Das LG Potsdam schreibt hingegen in seinem Beschluss: ”Diese hat das erklärte Ziel, durch Mittel des ‚friedlichen zivilen Ungehorsams‘ die Bundesregierung zu Maßnahmen gegen die Klimakrise und für eine nachhaltige Politik zu zwingen.” Dies stütze die ‚Kriminalität‘ der Bewegung.

Die Staatsanwaltschaft Berlin beruft sich obendrein noch auf den Tatbestandsausschluss des § 129 Abs. 3 Nr. 2 StGB, nach dem eine Strafbarkeit nicht vorliege, „wenn die Begehung von Straftaten nur ein Zweck oder eine Tätigkeit von untergeordneter Bedeutung ist“. Hierzu äußerte sich Büchner gegenüber dem RBB: Die Klimaaktivisten begingen zwar Straftaten, könnten also tatsächlich als kriminell bezeichnet werden. „Für diese Idee einer kriminellen Vereinigung muss das Ganze eben schon terrorismusähnlich sein, mit einer gewissen Erheblichkeit ausgestattet sein.“ Das, was die Letzte Generation machten, sei aktuell nur ein „dauerhaftes Lästigwerden“. Die Erheblichkeit sei aber im Moment noch nicht überschritten. Dies unterliege angesichts der öffentlichen Debatte jedoch einer permanenten Neubewertung.

Wie geht es weiter?

Das LG Potsdam hat erst einmal nur den Anfangsverdacht der Staatsanwaltschaft bestätigt. Das bedeutet, dass die gefundenen Ermittlungsergebnisse in einem Strafverfahren gegen die Beschuldigten verwendet werden dürfen. Die Hürden für eine tatsächliche Anklageerhebung oder gar Verurteilung der Betroffenen sind natürlich höher.
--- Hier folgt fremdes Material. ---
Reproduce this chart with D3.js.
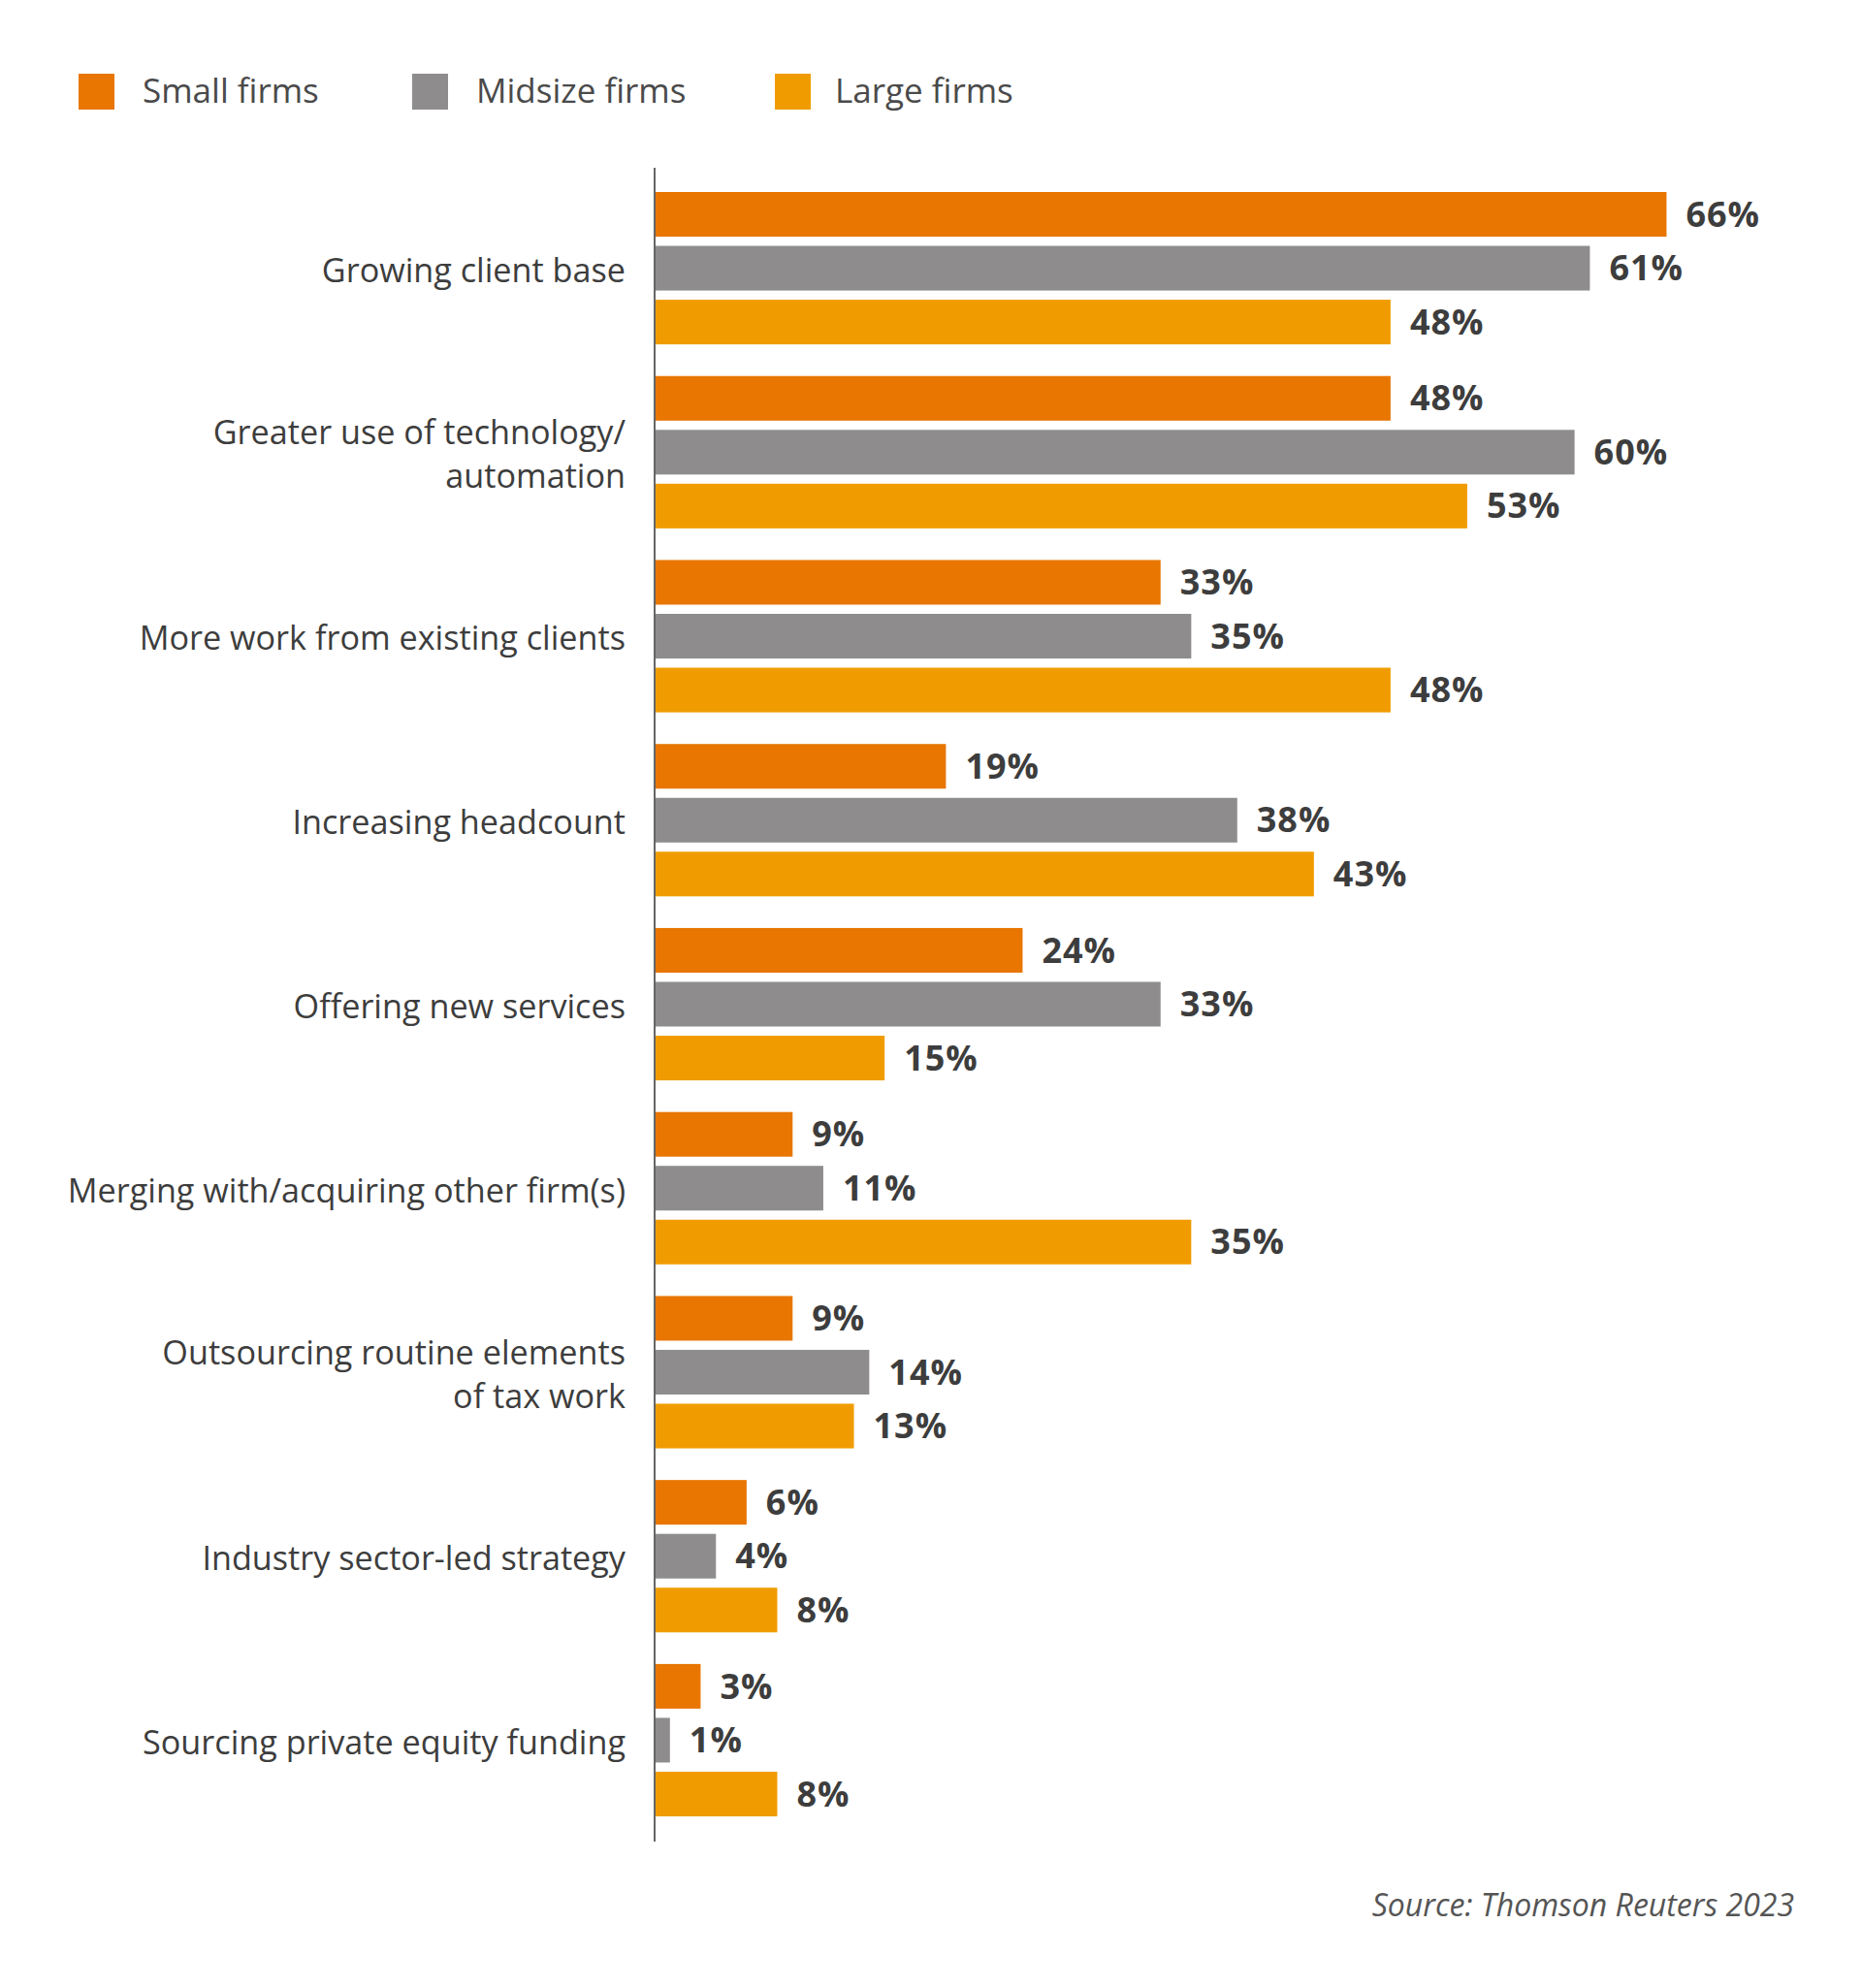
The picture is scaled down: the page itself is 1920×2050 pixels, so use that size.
<!DOCTYPE html>
<html>
<head>
<meta charset="utf-8">
<script src="https://cdn.jsdelivr.net/npm/d3@7"></script>
<style>
  body { margin: 0; background: #fff; }
  svg text { font-family: "Open Sans", "Noto Sans", sans-serif; }
</style>
</head>
<body>
<div id="chart"></div>
<script>
const categories = [
    ["Growing client base"],
    ["Greater use of technology/", "automation"],
    ["More work from existing clients"],
    ["Increasing headcount"],
    ["Offering new services"],
    ["Merging with/acquiring other firm(s)"],
    ["Outsourcing routine elements", "of tax work"],
    ["Industry sector-led strategy"],
    ["Sourcing private equity funding"]
];
const seriesNames = ["Small firms", "Midsize firms", "Large firms"];
const smallFirms = [66, 48, 33, 19, 24, 9, 9, 6, 3];
const midsizeFirms = [61, 60, 35, 38, 33, 11, 14, 4, 1];
const largeFirms = [48, 53, 48, 43, 15, 35, 13, 8, 8];
const sourceText = "Source: Thomson Reuters 2023";

const colors = ["#e87600", "#8e8c8d", "#f09c00"];
const width = 1920, height = 2050;
const keys = categories.map(c => c.join(" "));
const series = [smallFirms, midsizeFirms, largeFirms];

const svg = d3.select("#chart")
    .append("svg")
    .attr("width", width)
    .attr("height", height);

// scales
const x = d3.scaleLinear().domain([0, 100]).range([675, 2256]);
const y0 = d3.scaleBand()
    .domain(keys)
    .range([198, 1873])
    .paddingInner(0.172)
    .paddingOuter(0);
const y1 = d3.scaleBand()
    .domain(seriesNames)
    .range([0, y0.bandwidth()])
    .paddingInner(0.171);

// legend
const legendX = [81, 425, 799];
const legendTextX = [66, 66, 62];
const legend = svg.append("g")
    .selectAll("g")
    .data(seriesNames)
    .join("g")
    .attr("transform", (d, i) => `translate(${legendX[i]},76)`);
legend.append("rect")
    .attr("width", 37)
    .attr("height", 37)
    .attr("fill", (d, i) => colors[i]);
legend.append("text")
    .attr("x", (d, i) => legendTextX[i])
    .attr("y", 30)
    .attr("font-size", "35px")
    .attr("fill", "#4a4a4a")
    .text(d => d);

// bars
const groups = svg.append("g")
    .selectAll("g")
    .data(keys)
    .join("g")
    .attr("transform", d => `translate(0,${y0(d)})`);

groups.selectAll("rect")
    .data((d, gi) => seriesNames.map((s, si) => ({ s, si, v: series[si][gi] })))
    .join("rect")
    .attr("x", x(0))
    .attr("y", d => y1(d.s))
    .attr("width", d => x(d.v) - x(0))
    .attr("height", y1.bandwidth())
    .attr("fill", d => colors[d.si]);

groups.selectAll("text.val")
    .data((d, gi) => seriesNames.map((s, si) => ({ s, si, v: series[si][gi] })))
    .join("text")
    .attr("class", "val")
    .attr("x", d => x(d.v) + 20)
    .attr("y", d => y1(d.s) + y1.bandwidth() / 2)
    .attr("dy", "0.35em")
    .attr("font-size", "36px")
    .attr("font-weight", "bold")
    .attr("letter-spacing", "1px")
    .attr("fill", "#3d3d3d")
    .text(d => d.v + "%");

// category labels, centred on the middle bar
const lineH = 44.5;
groups.each(function (d, gi) {
    const lines = categories[gi];
    const mid = y1(seriesNames[1]) + y1.bandwidth() / 2 + 2;
    const t = d3.select(this).append("text")
        .attr("text-anchor", "end")
        .attr("font-size", "34.2px")
        .attr("fill", "#3d3d3d");
    lines.forEach((ln, li) => {
        t.append("tspan")
            .attr("x", 645)
            .attr("y", mid + (li - (lines.length - 1) / 2) * lineH)
            .attr("dy", "0.36em")
            .text(ln);
    });
});

// axis line
svg.append("line")
    .attr("x1", x(0)).attr("x2", x(0))
    .attr("y1", 173).attr("y2", 1899)
    .attr("stroke", "#666")
    .attr("stroke-width", 2);

// source
svg.append("text")
    .attr("x", 1850)
    .attr("y", 1976)
    .attr("text-anchor", "end")
    .attr("font-size", "32px")
    .attr("font-style", "italic")
    .attr("fill", "#555")
    .text(sourceText);
</script>
</body>
</html>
Die Folgen einer Verurteilung wären über die Urteile gegen die Beschuldigten hinaus gravierend: So drohten Freiheitsstrafen von bis zu fünf Jahren für die bloße Mitgliedschaft in der Gruppe. Die Behörden hätten außerdem weitreichende Rechte, die Aktivistinnen und Aktivisten zu überwachen, etwa durch Observation oder Abhören von Telefonaten. 

Die Aktivistinnen und Aktivisten selbst reagierten auf den Beschluss des LG Potsdam, in dem sich über 2.000 Menschen selbst bei der Staatsanwaltschaft Neuruppin anzeigten. Sechs Mitglieder zeigten sich am Freitag vor dem Gebäude der Staatsanwaltschaft an Stahlketten, um sich symbolisch der Behörde ausliefern.